- [Exercise requirements]:
Restate, exactly and without pictures, the lines from the start of the listing below through the line holding "const A_names = ['Nsp1_Native','Nsp1".

- [Data segment]:
.....

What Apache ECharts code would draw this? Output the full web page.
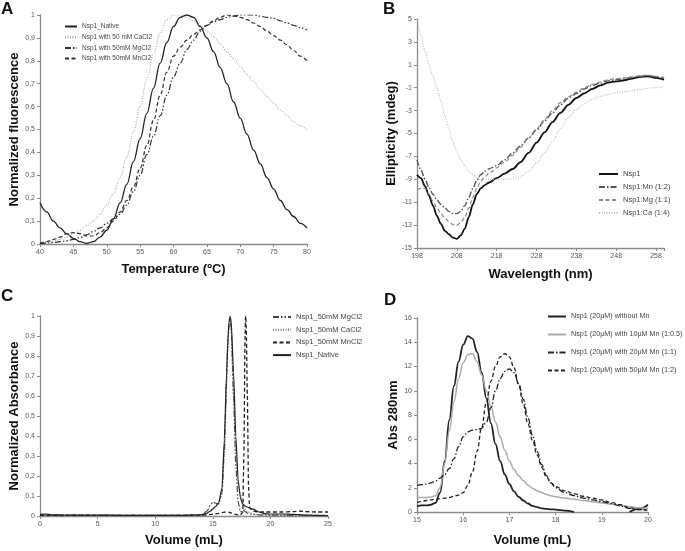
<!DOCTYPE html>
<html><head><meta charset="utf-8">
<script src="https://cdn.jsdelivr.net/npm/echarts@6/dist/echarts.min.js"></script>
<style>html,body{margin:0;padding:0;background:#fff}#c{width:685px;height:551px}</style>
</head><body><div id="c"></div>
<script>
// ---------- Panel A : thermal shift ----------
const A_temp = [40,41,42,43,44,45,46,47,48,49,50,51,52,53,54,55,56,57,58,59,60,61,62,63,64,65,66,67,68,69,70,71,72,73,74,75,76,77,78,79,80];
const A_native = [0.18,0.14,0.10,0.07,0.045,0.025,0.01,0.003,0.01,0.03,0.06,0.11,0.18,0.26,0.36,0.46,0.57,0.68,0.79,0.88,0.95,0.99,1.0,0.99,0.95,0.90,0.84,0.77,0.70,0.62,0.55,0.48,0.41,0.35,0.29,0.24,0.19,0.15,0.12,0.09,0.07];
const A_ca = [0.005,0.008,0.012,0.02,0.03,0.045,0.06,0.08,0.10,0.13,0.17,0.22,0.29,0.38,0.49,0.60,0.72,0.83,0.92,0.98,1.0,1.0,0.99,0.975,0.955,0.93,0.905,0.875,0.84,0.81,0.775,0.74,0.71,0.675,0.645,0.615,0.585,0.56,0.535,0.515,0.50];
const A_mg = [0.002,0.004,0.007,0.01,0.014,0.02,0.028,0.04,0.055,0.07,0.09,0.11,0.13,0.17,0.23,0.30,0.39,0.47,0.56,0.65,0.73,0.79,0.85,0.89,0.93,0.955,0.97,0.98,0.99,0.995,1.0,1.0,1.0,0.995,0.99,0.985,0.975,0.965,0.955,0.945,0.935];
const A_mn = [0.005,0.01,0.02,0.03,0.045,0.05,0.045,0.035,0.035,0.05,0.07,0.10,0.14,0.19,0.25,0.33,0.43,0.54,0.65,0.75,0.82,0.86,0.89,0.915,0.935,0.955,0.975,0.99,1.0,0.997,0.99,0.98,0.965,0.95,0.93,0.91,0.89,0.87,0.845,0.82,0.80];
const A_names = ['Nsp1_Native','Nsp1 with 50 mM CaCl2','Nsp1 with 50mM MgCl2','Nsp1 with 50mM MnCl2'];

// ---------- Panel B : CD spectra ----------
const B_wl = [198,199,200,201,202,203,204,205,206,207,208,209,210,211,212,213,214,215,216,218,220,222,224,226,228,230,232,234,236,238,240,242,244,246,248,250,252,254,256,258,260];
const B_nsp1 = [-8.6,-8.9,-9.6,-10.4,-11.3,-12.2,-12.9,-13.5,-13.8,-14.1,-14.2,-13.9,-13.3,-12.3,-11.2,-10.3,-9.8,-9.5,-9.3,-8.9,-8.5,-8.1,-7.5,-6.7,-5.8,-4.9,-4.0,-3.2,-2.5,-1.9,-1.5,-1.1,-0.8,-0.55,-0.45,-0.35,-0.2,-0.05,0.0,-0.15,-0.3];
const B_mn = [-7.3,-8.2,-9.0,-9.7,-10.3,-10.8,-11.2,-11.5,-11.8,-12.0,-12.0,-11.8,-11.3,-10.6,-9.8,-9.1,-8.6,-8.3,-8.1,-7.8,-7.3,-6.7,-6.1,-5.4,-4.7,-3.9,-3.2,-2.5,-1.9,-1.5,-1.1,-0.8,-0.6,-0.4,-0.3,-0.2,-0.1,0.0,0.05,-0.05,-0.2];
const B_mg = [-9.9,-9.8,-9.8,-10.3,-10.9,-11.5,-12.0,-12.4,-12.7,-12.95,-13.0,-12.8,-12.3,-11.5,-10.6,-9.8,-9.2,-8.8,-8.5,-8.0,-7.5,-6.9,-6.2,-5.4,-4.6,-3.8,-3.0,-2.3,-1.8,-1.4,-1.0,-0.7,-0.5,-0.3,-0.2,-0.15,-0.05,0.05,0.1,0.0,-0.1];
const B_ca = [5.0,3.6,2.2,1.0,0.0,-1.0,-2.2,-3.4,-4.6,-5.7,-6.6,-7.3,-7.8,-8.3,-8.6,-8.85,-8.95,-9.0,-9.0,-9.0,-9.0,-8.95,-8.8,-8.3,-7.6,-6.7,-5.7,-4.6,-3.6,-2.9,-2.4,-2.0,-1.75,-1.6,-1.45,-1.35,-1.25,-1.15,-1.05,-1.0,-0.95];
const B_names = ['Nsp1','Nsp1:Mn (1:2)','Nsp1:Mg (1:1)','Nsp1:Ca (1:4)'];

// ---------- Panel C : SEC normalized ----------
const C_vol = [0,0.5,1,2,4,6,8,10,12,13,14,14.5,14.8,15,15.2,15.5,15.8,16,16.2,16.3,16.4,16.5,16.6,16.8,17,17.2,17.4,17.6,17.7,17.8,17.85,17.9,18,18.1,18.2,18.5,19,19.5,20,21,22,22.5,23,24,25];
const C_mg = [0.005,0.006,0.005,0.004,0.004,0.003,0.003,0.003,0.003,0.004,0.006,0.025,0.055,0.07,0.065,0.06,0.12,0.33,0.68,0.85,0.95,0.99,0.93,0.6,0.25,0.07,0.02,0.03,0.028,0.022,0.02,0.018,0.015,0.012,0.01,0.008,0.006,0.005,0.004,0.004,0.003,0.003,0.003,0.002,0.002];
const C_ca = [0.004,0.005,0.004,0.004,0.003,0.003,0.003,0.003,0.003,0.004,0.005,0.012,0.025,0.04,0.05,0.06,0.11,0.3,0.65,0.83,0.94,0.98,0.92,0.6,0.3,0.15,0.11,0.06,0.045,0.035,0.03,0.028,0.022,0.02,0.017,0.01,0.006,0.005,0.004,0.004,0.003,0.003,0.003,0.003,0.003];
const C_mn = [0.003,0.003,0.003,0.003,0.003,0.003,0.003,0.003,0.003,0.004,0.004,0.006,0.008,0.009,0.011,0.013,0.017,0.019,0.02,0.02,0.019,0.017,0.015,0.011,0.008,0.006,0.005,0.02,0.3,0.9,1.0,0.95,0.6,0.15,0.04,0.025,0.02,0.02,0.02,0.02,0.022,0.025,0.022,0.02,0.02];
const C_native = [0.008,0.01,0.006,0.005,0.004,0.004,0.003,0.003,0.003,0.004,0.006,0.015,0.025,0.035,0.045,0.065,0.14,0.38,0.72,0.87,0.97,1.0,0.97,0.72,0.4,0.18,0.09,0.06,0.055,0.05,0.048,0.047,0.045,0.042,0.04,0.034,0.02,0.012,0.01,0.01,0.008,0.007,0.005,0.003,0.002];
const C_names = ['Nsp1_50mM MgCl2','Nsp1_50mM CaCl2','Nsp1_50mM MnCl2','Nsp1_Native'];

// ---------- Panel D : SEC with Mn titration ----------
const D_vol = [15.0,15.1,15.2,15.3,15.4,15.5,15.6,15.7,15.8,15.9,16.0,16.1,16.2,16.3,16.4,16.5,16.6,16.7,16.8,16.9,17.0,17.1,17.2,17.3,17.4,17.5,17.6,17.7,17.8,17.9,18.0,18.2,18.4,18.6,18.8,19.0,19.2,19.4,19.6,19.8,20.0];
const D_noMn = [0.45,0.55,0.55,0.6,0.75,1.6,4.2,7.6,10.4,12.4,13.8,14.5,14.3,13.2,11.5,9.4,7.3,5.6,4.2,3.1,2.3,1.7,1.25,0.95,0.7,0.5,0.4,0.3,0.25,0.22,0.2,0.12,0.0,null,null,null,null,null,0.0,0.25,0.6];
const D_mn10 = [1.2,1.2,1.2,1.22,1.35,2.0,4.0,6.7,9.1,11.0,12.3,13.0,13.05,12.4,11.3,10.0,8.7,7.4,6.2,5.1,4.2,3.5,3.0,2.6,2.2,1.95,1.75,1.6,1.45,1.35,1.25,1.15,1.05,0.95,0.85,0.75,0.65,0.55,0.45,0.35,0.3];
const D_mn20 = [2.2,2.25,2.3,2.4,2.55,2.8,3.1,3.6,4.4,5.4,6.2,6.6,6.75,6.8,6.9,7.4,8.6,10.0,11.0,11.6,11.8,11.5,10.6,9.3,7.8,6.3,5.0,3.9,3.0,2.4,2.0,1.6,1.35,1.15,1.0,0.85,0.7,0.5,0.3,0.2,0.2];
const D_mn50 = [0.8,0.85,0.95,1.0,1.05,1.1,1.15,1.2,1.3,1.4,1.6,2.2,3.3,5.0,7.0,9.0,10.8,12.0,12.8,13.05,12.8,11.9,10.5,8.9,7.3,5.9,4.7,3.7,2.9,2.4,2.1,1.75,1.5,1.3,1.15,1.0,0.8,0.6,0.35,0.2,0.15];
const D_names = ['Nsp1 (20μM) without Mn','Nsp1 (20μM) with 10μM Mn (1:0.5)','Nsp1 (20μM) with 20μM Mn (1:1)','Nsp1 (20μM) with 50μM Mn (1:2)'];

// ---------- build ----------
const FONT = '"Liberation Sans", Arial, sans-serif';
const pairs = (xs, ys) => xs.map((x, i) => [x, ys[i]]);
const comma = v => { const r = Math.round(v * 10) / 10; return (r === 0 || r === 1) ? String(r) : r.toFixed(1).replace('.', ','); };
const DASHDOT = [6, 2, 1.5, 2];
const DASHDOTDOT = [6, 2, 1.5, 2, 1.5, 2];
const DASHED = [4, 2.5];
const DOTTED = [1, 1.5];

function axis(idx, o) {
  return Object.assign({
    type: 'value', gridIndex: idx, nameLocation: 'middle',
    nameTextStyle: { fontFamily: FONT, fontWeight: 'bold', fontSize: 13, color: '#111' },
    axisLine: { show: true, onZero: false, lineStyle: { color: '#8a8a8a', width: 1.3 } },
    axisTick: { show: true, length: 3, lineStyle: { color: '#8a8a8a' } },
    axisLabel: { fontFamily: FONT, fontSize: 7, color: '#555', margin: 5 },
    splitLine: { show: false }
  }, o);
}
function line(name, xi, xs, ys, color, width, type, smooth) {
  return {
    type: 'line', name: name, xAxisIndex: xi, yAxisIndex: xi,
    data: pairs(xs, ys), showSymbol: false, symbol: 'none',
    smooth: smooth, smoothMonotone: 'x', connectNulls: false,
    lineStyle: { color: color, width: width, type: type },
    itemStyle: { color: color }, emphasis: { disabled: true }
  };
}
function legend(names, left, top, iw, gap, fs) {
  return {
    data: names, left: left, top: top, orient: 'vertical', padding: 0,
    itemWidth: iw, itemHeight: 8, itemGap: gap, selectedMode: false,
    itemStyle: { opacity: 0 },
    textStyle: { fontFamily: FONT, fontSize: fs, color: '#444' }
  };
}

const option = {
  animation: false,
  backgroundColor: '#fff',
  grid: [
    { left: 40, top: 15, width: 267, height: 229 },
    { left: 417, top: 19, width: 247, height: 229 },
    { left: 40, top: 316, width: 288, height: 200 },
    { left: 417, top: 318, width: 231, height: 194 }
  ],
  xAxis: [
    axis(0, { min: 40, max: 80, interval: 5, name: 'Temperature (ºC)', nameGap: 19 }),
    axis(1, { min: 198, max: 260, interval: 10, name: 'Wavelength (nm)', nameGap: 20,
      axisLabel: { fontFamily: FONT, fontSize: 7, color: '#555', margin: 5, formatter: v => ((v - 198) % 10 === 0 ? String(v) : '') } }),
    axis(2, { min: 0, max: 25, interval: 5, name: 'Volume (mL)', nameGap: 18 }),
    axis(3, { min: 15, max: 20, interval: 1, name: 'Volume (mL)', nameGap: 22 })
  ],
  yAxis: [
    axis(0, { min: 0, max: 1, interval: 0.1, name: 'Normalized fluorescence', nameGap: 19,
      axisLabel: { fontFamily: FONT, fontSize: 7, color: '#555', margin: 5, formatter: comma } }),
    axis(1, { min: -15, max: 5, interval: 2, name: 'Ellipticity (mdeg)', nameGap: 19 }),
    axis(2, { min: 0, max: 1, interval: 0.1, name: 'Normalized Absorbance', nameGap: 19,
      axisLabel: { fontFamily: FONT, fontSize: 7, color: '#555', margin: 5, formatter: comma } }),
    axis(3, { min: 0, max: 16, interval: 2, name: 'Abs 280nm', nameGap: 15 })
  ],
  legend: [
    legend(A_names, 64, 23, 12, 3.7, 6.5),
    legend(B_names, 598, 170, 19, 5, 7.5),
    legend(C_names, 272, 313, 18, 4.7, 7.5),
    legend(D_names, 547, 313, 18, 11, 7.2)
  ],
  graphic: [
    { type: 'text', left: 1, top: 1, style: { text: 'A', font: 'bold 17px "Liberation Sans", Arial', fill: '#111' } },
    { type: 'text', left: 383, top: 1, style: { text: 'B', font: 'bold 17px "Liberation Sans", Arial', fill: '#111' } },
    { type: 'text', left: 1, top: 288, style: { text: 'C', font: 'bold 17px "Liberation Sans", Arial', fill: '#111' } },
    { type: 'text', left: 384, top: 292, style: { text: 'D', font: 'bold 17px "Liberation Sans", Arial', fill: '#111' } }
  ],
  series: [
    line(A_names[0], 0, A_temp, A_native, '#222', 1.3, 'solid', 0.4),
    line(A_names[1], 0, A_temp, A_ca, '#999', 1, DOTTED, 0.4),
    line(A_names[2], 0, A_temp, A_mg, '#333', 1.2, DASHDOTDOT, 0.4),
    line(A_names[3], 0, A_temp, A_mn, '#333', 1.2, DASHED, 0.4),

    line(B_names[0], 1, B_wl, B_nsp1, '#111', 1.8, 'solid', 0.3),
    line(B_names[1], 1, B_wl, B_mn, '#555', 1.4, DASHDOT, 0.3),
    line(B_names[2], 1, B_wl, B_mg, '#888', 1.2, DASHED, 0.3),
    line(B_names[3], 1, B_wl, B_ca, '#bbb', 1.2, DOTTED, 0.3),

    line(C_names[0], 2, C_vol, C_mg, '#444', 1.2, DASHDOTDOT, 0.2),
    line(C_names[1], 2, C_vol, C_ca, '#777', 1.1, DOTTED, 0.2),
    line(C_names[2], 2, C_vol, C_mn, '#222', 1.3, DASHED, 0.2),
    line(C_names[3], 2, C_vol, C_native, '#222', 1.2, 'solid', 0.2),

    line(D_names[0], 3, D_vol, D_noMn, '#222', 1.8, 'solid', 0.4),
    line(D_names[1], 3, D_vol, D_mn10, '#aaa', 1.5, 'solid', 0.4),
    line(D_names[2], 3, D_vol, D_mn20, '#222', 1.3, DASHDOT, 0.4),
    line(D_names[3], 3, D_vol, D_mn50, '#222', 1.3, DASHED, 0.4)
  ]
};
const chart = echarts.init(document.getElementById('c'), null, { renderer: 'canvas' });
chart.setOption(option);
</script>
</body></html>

.....

- [Result of this exercise]:
What Apache ECharts code would draw this? Output the full web page.
<!DOCTYPE html>
<html><head><meta charset="utf-8">
<script src="https://cdn.jsdelivr.net/npm/echarts@6/dist/echarts.min.js"></script>
<style>html,body{margin:0;padding:0;background:#fff}#c{width:685px;height:551px}</style>
</head><body><div id="c"></div>
<script>
// ---------- Panel A : thermal shift ----------
const A_temp = [40,41,42,43,44,45,46,47,48,49,50,51,52,53,54,55,56,57,58,59,60,61,62,63,64,65,66,67,68,69,70,71,72,73,74,75,76,77,78,79,80];
const A_native = [0.18,0.14,0.10,0.07,0.045,0.025,0.01,0.003,0.01,0.03,0.06,0.11,0.18,0.26,0.36,0.46,0.57,0.68,0.79,0.88,0.95,0.99,1.0,0.99,0.95,0.90,0.84,0.77,0.70,0.62,0.55,0.48,0.41,0.35,0.29,0.24,0.19,0.15,0.12,0.09,0.07];
const A_ca = [0.005,0.008,0.012,0.02,0.03,0.045,0.06,0.08,0.10,0.13,0.17,0.22,0.29,0.38,0.49,0.60,0.72,0.83,0.92,0.98,1.0,1.0,0.99,0.975,0.955,0.93,0.905,0.875,0.84,0.81,0.775,0.74,0.71,0.675,0.645,0.615,0.585,0.56,0.535,0.515,0.50];
const A_mg = [0.002,0.004,0.007,0.01,0.014,0.02,0.028,0.04,0.055,0.07,0.09,0.11,0.13,0.17,0.23,0.30,0.39,0.47,0.56,0.65,0.73,0.79,0.85,0.89,0.93,0.955,0.97,0.98,0.99,0.995,1.0,1.0,1.0,0.995,0.99,0.985,0.975,0.965,0.955,0.945,0.935];
const A_mn = [0.005,0.01,0.02,0.03,0.045,0.05,0.045,0.035,0.035,0.05,0.07,0.10,0.14,0.19,0.25,0.33,0.43,0.54,0.65,0.75,0.82,0.86,0.89,0.915,0.935,0.955,0.975,0.99,1.0,0.997,0.99,0.98,0.965,0.95,0.93,0.91,0.89,0.87,0.845,0.82,0.80];
const A_names = ['Nsp1_Native','Nsp1 with 50 mM CaCl2','Nsp1 with 50mM MgCl2','Nsp1 with 50mM MnCl2'];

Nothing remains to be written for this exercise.